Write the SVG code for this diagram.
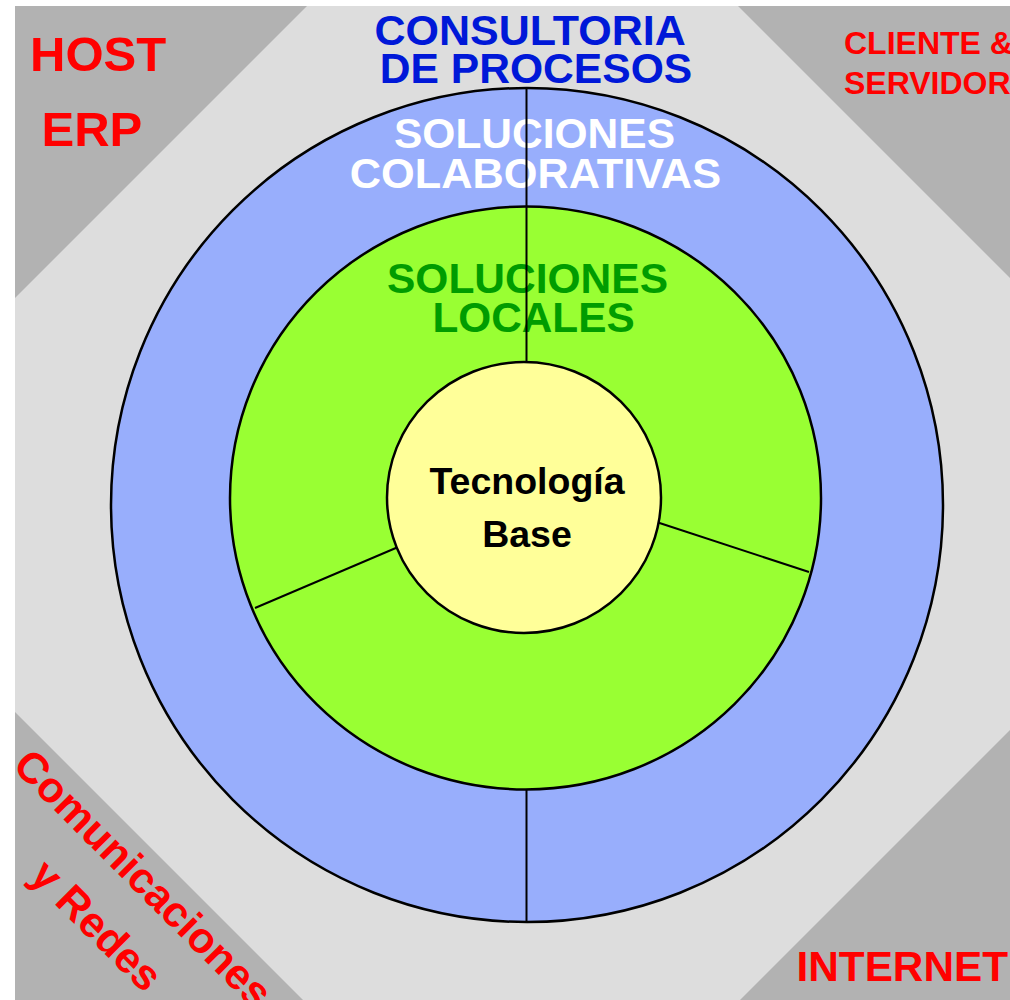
<svg xmlns="http://www.w3.org/2000/svg" width="1010" height="1000" viewBox="0 0 1010 1000">
<style>
.bg{fill:#dddddd}
.corner{fill:#b2b2b2}
.ring{stroke:#000;stroke-width:2.5}
.t{font-family:"Liberation Sans",Arial,sans-serif;font-weight:bold}
.red{fill:#ff0000}
.blue{fill:#0018d8}
.white{fill:#ffffff}
.green{fill:#009c00}
.black{fill:#000}
.conn{stroke:#000;stroke-width:2;fill:none}
</style>
<defs>
<clipPath id="page"><rect x="15" y="6" width="995" height="994"/></clipPath>
</defs>
<rect width="1010" height="1000" fill="#fff"/>
<g id="background">
<rect class="bg" x="15" y="6" width="995" height="994"/>
<polygon class="corner" points="15,6 307,6 15,298"/>
<polygon class="corner" points="738,6 1010,6 1010,278"/>
<polygon class="corner" points="15,712 15,1000 303,1000"/>
<polygon class="corner" points="1010,730 1010,1000 740,1000"/>
</g>
<g id="host-erp">
<text class="t red" x="30" y="71" font-size="49">HOST</text>
<text class="t red" x="41.5" y="146" font-size="49">ERP</text>
</g>
<g id="cliente-servidor">
<text class="t red" x="844" y="53.5" font-size="32">CLIENTE &amp;</text>
<text class="t red" x="844" y="94" font-size="32">SERVIDOR</text>
</g>
<g id="comunicaciones" clip-path="url(#page)">
<g transform="translate(133,889) rotate(45)">
<text class="t red" x="0" y="0" font-size="43" text-anchor="middle">Comunicaciones</text>
<text class="t red" x="0" y="66" font-size="43" text-anchor="middle">y Redes</text>
</g>
</g>
<g id="internet">
<text class="t red" x="796.5" y="980.5" font-size="42.3">INTERNET</text>
</g>
<g id="consultoria">
<text class="t blue" x="374.5" y="44.5" font-size="43">CONSULTORIA</text>
<text class="t blue" x="379.8" y="83" font-size="42.6">DE PROCESOS</text>
</g>
<g id="colaborativas">
<ellipse class="ring" cx="527" cy="505" rx="416" ry="417" fill="#98aefc"/>
<text class="t white" x="394" y="148" font-size="42.5">SOLUCIONES</text>
<text class="t white" x="349.8" y="187.5" font-size="43.3">COLABORATIVAS</text>
</g>
<g id="locales">
<ellipse class="ring" cx="525.5" cy="498" rx="295.5" ry="291.5" fill="#99ff33"/>
<text class="t green" x="387" y="293" font-size="42.5">SOLUCIONES</text>
<text class="t green" x="432.5" y="332" font-size="42.3">LOCALES</text>
</g>
<g id="connectors">
<line class="conn" x1="526.5" y1="88" x2="526.5" y2="362"/>
<line class="conn" x1="526.5" y1="789" x2="526.5" y2="922"/>
<line class="conn" x1="255" y1="608" x2="397" y2="547.5"/>
<line class="conn" x1="658" y1="522.5" x2="809" y2="572"/>
</g>
<g id="tecnologia-base">
<ellipse class="ring" cx="524" cy="497.5" rx="137" ry="135.5" fill="#ffff99"/>
<text class="t black" x="527" y="494" font-size="37.5" text-anchor="middle">Tecnología</text>
<text class="t black" x="527" y="547" font-size="37.5" text-anchor="middle">Base</text>
</g>
</svg>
==========
| Task directions |
Repeat the material verbatim. Do not carry over any picture.

| Result of this task |
Write the SVG code for this diagram.
<svg xmlns="http://www.w3.org/2000/svg" width="1010" height="1000" viewBox="0 0 1010 1000">
<style>
.bg{fill:#dddddd}
.corner{fill:#b2b2b2}
.ring{stroke:#000;stroke-width:2.5}
.t{font-family:"Liberation Sans",Arial,sans-serif;font-weight:bold}
.red{fill:#ff0000}
.blue{fill:#0018d8}
.white{fill:#ffffff}
.green{fill:#009c00}
.black{fill:#000}
.conn{stroke:#000;stroke-width:2;fill:none}
</style>
<defs>
<clipPath id="page"><rect x="15" y="6" width="995" height="994"/></clipPath>
</defs>
<rect width="1010" height="1000" fill="#fff"/>
<g id="background">
<rect class="bg" x="15" y="6" width="995" height="994"/>
<polygon class="corner" points="15,6 307,6 15,298"/>
<polygon class="corner" points="738,6 1010,6 1010,278"/>
<polygon class="corner" points="15,712 15,1000 303,1000"/>
<polygon class="corner" points="1010,730 1010,1000 740,1000"/>
</g>
<g id="host-erp">
<text class="t red" x="30" y="71" font-size="49">HOST</text>
<text class="t red" x="41.5" y="146" font-size="49">ERP</text>
</g>
<g id="cliente-servidor">
<text class="t red" x="844" y="53.5" font-size="32">CLIENTE &amp;</text>
<text class="t red" x="844" y="94" font-size="32">SERVIDOR</text>
</g>
<g id="comunicaciones" clip-path="url(#page)">
<g transform="translate(133,889) rotate(45)">
<text class="t red" x="0" y="0" font-size="43" text-anchor="middle">Comunicaciones</text>
<text class="t red" x="0" y="66" font-size="43" text-anchor="middle">y Redes</text>
</g>
</g>
<g id="internet">
<text class="t red" x="796.5" y="980.5" font-size="42.3">INTERNET</text>
</g>
<g id="consultoria">
<text class="t blue" x="374.5" y="44.5" font-size="43">CONSULTORIA</text>
<text class="t blue" x="379.8" y="83" font-size="42.6">DE PROCESOS</text>
</g>
<g id="colaborativas">
<ellipse class="ring" cx="527" cy="505" rx="416" ry="417" fill="#98aefc"/>
<text class="t white" x="394" y="148" font-size="42.5">SOLUCIONES</text>
<text class="t white" x="349.8" y="187.5" font-size="43.3">COLABORATIVAS</text>
</g>
<g id="locales">
<ellipse class="ring" cx="525.5" cy="498" rx="295.5" ry="291.5" fill="#99ff33"/>
<text class="t green" x="387" y="293" font-size="42.5">SOLUCIONES</text>
<text class="t green" x="432.5" y="332" font-size="42.3">LOCALES</text>
</g>
<g id="connectors">
<line class="conn" x1="526.5" y1="88" x2="526.5" y2="362"/>
<line class="conn" x1="526.5" y1="789" x2="526.5" y2="922"/>
<line class="conn" x1="255" y1="608" x2="397" y2="547.5"/>
<line class="conn" x1="658" y1="522.5" x2="809" y2="572"/>
</g>
<g id="tecnologia-base">
<ellipse class="ring" cx="524" cy="497.5" rx="137" ry="135.5" fill="#ffff99"/>
<text class="t black" x="527" y="494" font-size="37.5" text-anchor="middle">Tecnología</text>
<text class="t black" x="527" y="547" font-size="37.5" text-anchor="middle">Base</text>
</g>
</svg>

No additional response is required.